From culture clash, to cultural collaboration

He Jiaxun
When global brands leverage local cultural elements. They should keep in mind the products' target audience and specific users, to make the best of local cultural elements.
He Jiaxun

Editor's note:

The endorsement of Chinese elements in product design and marketing is often central to global brands’ localization in China. This cuts both ways. Good and bad examples abound.

Professor He Jiaxun, an authority on branding and marketing, recently shared his views about utilizing Chinese elements and the common mistakes to avoid. He is head of the Institute for Nation(al) Branding Strategy at East China Normal University and concurrently the Chinese dean of the university’s Asia-Europe Business School.

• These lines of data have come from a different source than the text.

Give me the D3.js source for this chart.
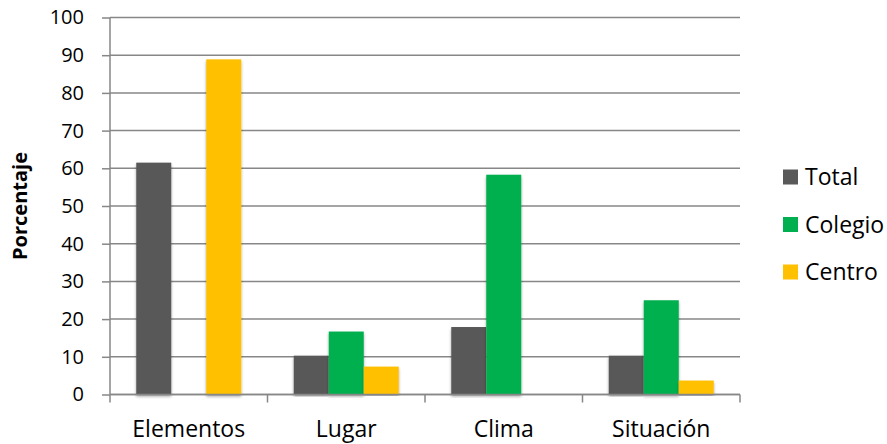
<!DOCTYPE html>
<html><head><meta charset="utf-8">
<script src="https://cdn.jsdelivr.net/npm/d3@7"></script>
<style>body{margin:0;background:#fff}svg{display:block}text{font-family:"Open Sans",sans-serif;fill:#000}</style>
</head><body><svg id="c" width="887" height="444"></svg>
<script>
const categories = ["Elementos", "Lugar", "Clima", "Situación"];
const seriesNames = ["Total", "Colegio", "Centro"];
const total = [61.5, 10.3, 17.9, 10.3];
const colegio = [0, 16.7, 58.3, 25.0];
const centro = [88.9, 7.4, 0, 3.7];
const yTicks = [0, 10, 20, 30, 40, 50, 60, 70, 80, 90, 100];
const colors = ["#595959", "#00B050", "#FFC000"];
const seriesValues = [total, colegio, centro];

const svg = d3.select("#c");
const L = 110, R = 740, T = 17.5, B = 394.5;
const x0 = d3.scaleBand().domain(categories).range([L, R]).paddingInner(0).paddingOuter(0);
const bw = x0.bandwidth() / 4.5;
const x1 = d3.scaleBand().domain(seriesNames).range([0.75 * bw, 3.75 * bw]);
const y = d3.scaleLinear().domain([0, 100]).range([B, T]);

const defs = svg.append("defs");
const f = defs.append("filter").attr("id", "sh").attr("x", "-20%").attr("y", "-5%").attr("width", "140%").attr("height", "110%");
f.append("feGaussianBlur").attr("in", "SourceAlpha").attr("stdDeviation", 1.5);
f.append("feOffset").attr("dx", 0).attr("dy", 1.5).attr("result", "o");
f.append("feComponentTransfer").append("feFuncA").attr("type", "linear").attr("slope", 0.35);
const m = f.append("feMerge"); m.append("feMergeNode"); m.append("feMergeNode").attr("in", "SourceGraphic");

// gridlines + y axis
const ya = svg.append("g").attr("transform", `translate(${L},0)`)
  .call(d3.axisLeft(y).tickValues(yTicks).tickSize(8).tickPadding(18));
ya.select(".domain").remove();
ya.selectAll(".tick line").attr("stroke", "#878787").attr("stroke-width", 1.5);
ya.selectAll(".tick text").style("font-size", "20px").attr("fill", "#000");
svg.append("g").selectAll("line").data(yTicks).join("line")
  .attr("x1", L).attr("x2", R).attr("y1", d => y(d)).attr("y2", d => y(d))
  .attr("stroke", "#878787").attr("stroke-width", 1.5);

// bars
const g = svg.append("g");
categories.forEach((c, i) => {
  seriesNames.forEach((s, j) => {
    const v = seriesValues[j][i];
    if (v <= 0) return;
    g.append("rect").attr("x", x0(c) + x1(s)).attr("width", x1.bandwidth())
      .attr("y", y(v)).attr("height", y(0) - y(v)).attr("fill", colors[j]).attr("filter", "url(#sh)");
  });
});

// axes lines
svg.append("line").attr("x1", L).attr("x2", L).attr("y1", T).attr("y2", B).attr("stroke", "#878787").attr("stroke-width", 1.5);
const xa = svg.append("g").attr("transform", `translate(0,${B})`)
  .call(d3.axisBottom(x0).tickSize(0).tickPadding(26));
xa.select(".domain").attr("stroke", "#878787").attr("stroke-width", 1.5).attr("d", `M${L},0H${R}`);
xa.selectAll(".tick text").style("font-size", "23px").attr("fill", "#000");
svg.append("g").selectAll("line").data(d3.range(categories.length + 1)).join("line")
  .attr("x1", d => L + d * x0.step()).attr("x2", d => L + d * x0.step())
  .attr("y1", B).attr("y2", B + 8).attr("stroke", "#878787").attr("stroke-width", 1.5);

// y title
svg.append("text").attr("transform", `translate(27,${(T + B) / 2}) rotate(-90)`)
  .attr("text-anchor", "middle").style("font-size", "20px").style("font-weight", "bold").text("Porcentaje");

// legend
const lg = svg.append("g").selectAll("g").data(seriesNames).join("g")
  .attr("transform", (d, i) => `translate(783,${177 + i * 47.5})`);
lg.append("rect").attr("x", 0).attr("y", -7.5).attr("width", 15).attr("height", 15).attr("fill", (d, i) => colors[i]);
lg.append("text").attr("x", 22).attr("y", 0).attr("dy", "0.36em").style("font-size", "23px").text(d => d);
</script></body></html>
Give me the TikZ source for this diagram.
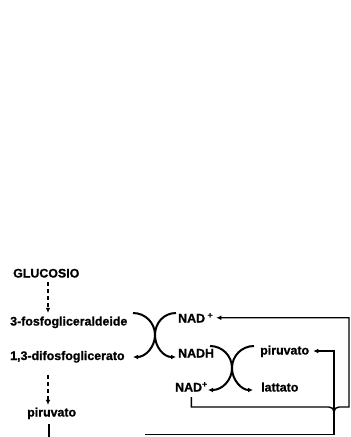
\documentclass[tikz,border=0pt]{standalone}
\usepackage{fontspec}
\setmainfont{Liberation Sans}
\newfontfamily\labelfont{Liberation Sans Bold}[FakeBold=0.9]
\usetikzlibrary{arrows.meta,calc}
\begin{document}
\begin{tikzpicture}[x=1pt,y=-1pt,
  lbl/.style={anchor=base west,inner sep=0pt,font=\labelfont\fontsize{12.4}{14}\selectfont},
  tip/.style={-{Latex[length=5pt,width=4.8pt]}},
  flow/.style={line width=1.4pt},
  conn/.style={flow,tip},
  dashflow/.style={flow,tip,dash pattern=on 4pt off 3pt},
  couple/.style={line width=2pt,tip}]
\useasboundingbox (0,0) rectangle (351,437);
\clip (0,0) rectangle (351,437);

% glycolysis column
\node[lbl] (gluc) at (13,277.5) {GLUCOSIO};
\node[lbl] (tfg)  at (10,325.5) {3-fosfogliceraldeide};
\node[lbl] (dfg)  at (10,360)   {1,3-difosfoglicerato};
\node[lbl] (pirL) at (27,416.5) {piruvato};

% coenzyme and lactate side
\node[lbl] (nadtop) at (178,322.5) {NAD\hspace{2.5pt}\textsuperscript{+}};
\node[lbl] (nadh)   at (178,357.5) {NADH};
\node[lbl] (nadlow) at (175,391.5) {NAD\textsuperscript{+}};
\node[lbl] (pirR)   at (260,354.5) {piruvato};
\node[lbl] (latt)   at (261,391.5) {lattato};

% dashed steps of the pathway
\coordinate (col) at (48,0);
\draw[dashflow] ([yshift=-4.5pt]gluc.south -| col) -- ([yshift=3.5pt]tfg.north -| col);
\draw[dashflow] ([yshift=-12pt]dfg.south -| col) -- ([yshift=2.5pt]pirL.north -| col);

% solid line leaving the lower pyruvate
\coordinate (col2) at (49,0);
\coordinate (lowend) at (49,445);
\draw[flow] ([yshift=-5pt]pirL.south -| col2) -- (lowend);

% coupled reaction: oxidation of glyceraldehyde-3-P with NAD+ reduction
\draw[couple] (133,313) .. controls (145.2,313) and (155,322.8) .. (155,335)
                        .. controls (155,347.2) and (145.2,357) .. (133,357);
\draw[couple] (176,313) .. controls (163.8,313) and (155,322.8) .. (155,335)
                        .. controls (155,347.2) and (163.8,357) .. (176,357);

% coupled reaction: pyruvate reduction with NADH oxidation
\draw[couple] (210,346) .. controls (222.2,346) and (232,355.8) .. (232,368)
                        .. controls (232,380.2) and (222.2,390) .. (208,390);
\draw[couple] (254,346) .. controls (241.8,346) and (232,355.8) .. (232,368)
                        .. controls (232,380.2) and (241.8,390) .. (253,390);

% NAD+ recycled back to the top, hopping over the pyruvate line
\coordinate (hopL) at (329,407);
\coordinate (hopM) at (334,412);
\coordinate (hopR) at (339,407);
\coordinate (rt)   at (349,407);
\draw[conn,shorten >=3pt] ([yshift=-5.5pt]nadlow.south) -- (nadlow.south |- hopL) -- (hopL)
   .. controls (332,407) and (334,409) .. (hopM)
   .. controls (334,409) and (336,407) .. (hopR) -- (rt) |- (nadtop.east);

% pyruvate carried round to the lactate reaction
\coordinate (botL) at (145,434.5);
\coordinate (turn) at (334,351);
\draw[conn,shorten >=4pt] (botL) -| (turn) -- (turn -| pirR.east);
\end{tikzpicture}
\end{document}
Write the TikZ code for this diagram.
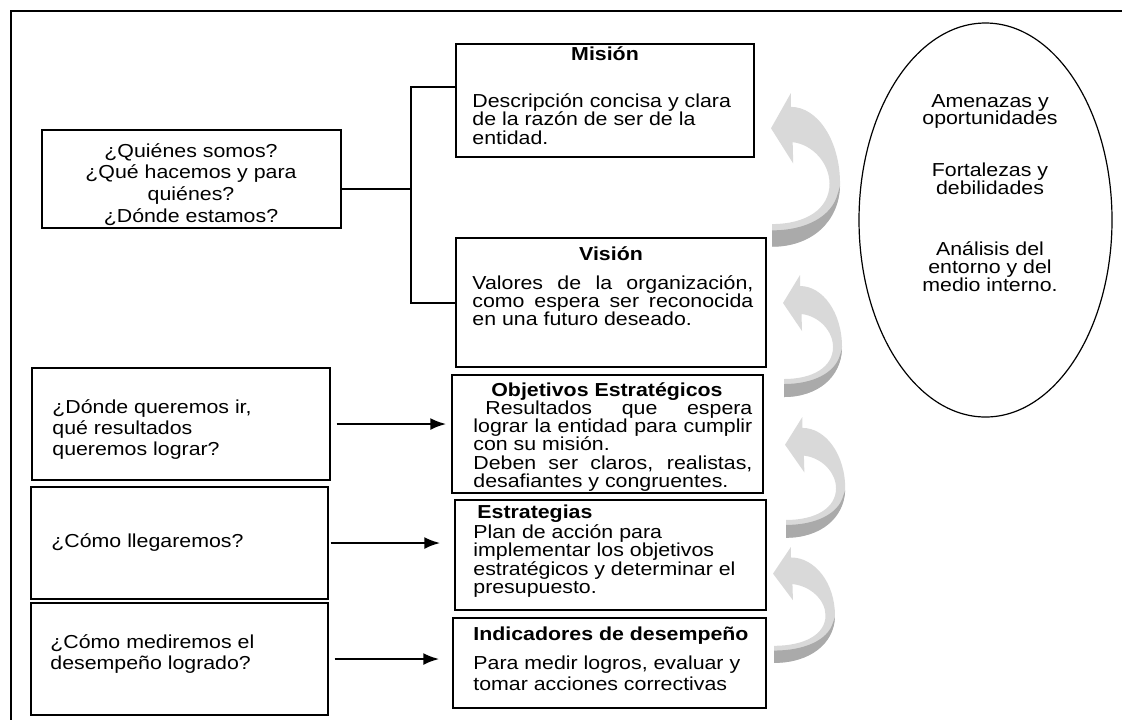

FOR many years, Chinese elements have been conspicuous in global brands’ Chinese marketing campaigns.

In April 2014, McDonald’s opened a Chinese-style flagship store called “Eatery” furnished with Chinese ornaments such as lanterns, bamboo steamers, an abacus and black brick walls.

In the past, these kinds of elements mostly were used in advertisements, but today they are widely employed in product development, design and packaging.

Take product development. Hazeline not only markets a black seasame shampoo, but has released a TCM (Traditional Chinese Medicine) shampoo in partnership with the Tongrentang Pharmacy in Beijing.

In terms of product design, the Swatch’s Artist series watches bedecked in Chinese elements, Adidas’s dragon-emblazoned line and an IKEA table that resembles a table-tennis table all contain elements that are quintessentially Chinese.

With more designers turning to China for inspiration, cultural specialities like embroidery, ink painting and ceramics have made their way into the lines of luxury brands including Louis Vuitton, Prada and Chanel.

This amount of chinoiserie is such that it is becoming excessive.

Its popularity not only reflects China’s ascendency in terms of its soft power, but also signifies a new approach to brand positioning and brand assets.

Although a wealth of Chinese motifs proliferates, there is no academic consensus on a clear-cut definition of “Chinese.”

My tentative definition is as follows: They either originate from Chinese tradition, or are symbols, spiritual meanings or items that have emerged over the course of social development, thus are closely tied to Chinese culture. A majority of Chinese people should identify with them and they remind consumers of Chinese rather than non-Chinese heritage.

Normally, global brands are paradigms of Western culture, while Chinese “elements,” by their very nature, simply add Chinese cultural aspects to an essentially Western product. So, how do we achieve cultural fusion?

Global brands have their own associations. For example, according to some surveys, Häagen-Dazs is associated with love, sweetness and romance. Tiffany’s is dream, romance and luxury.

On the other hand, different Chinese cultural elements mean different things. For instance, moon cake symbolizes reunion and harmony. Hongbao, a red envelope containing gift money, is a sign of luck, fortune and good wishes.

When global brands utilize local cultural elements, three scenarios will likely occur.

First, their brand association is positively correlated with local cultural elements. In other words, they tend to be in harmony. When Häagen-Dazs released an ice cream moon cake, this was interpreted as a good blend of cultures, since its brand association is well aligned with the cultural meanings of moon cake.

But for Tiffany’s pendant in the shape of Hongbao is less desirable, because the jewelry maker’s brand association doesn’t resonate with red envelope’s cultural connotations.

Second, companies’ brand association doesn’t clearly tally with local cultural elements. This is because the same Chinese elements can mean different things to different people.

For instance, the peony epitomizes fortune, purity and love. Peony-shaped jewelry is an auspicious sign for the elderly, but young consumers are likely to associate it with love and purity.

A netbook by Hewlett-Packard bears the sign of a peony. HP brings to mind words like innovation and creativity, values that have nothing to do with the cultural meanings of a peony.

Third, companies’ brand association is conflicting with or contradictory to local cultural elements. For example, 11 years ago Starbucks opened an outlet inside the compounds of the Forbidden City in Beijing. The coffee shop, relocated half a year later, was decorated in a way redolent of the ancient Chinese court. The contrast between the brand association of Starbucks, an icon of American consumerist culture, and the cultural meanings of its venue could not be starker. This is an extreme situation which brands should be wary of.

All in all, the first scenario is the best when global brands leverage local cultural elements. They should keep in mind the products’ target audience and specific users, to make the best of local cultural elements and to align them with brand position and associations.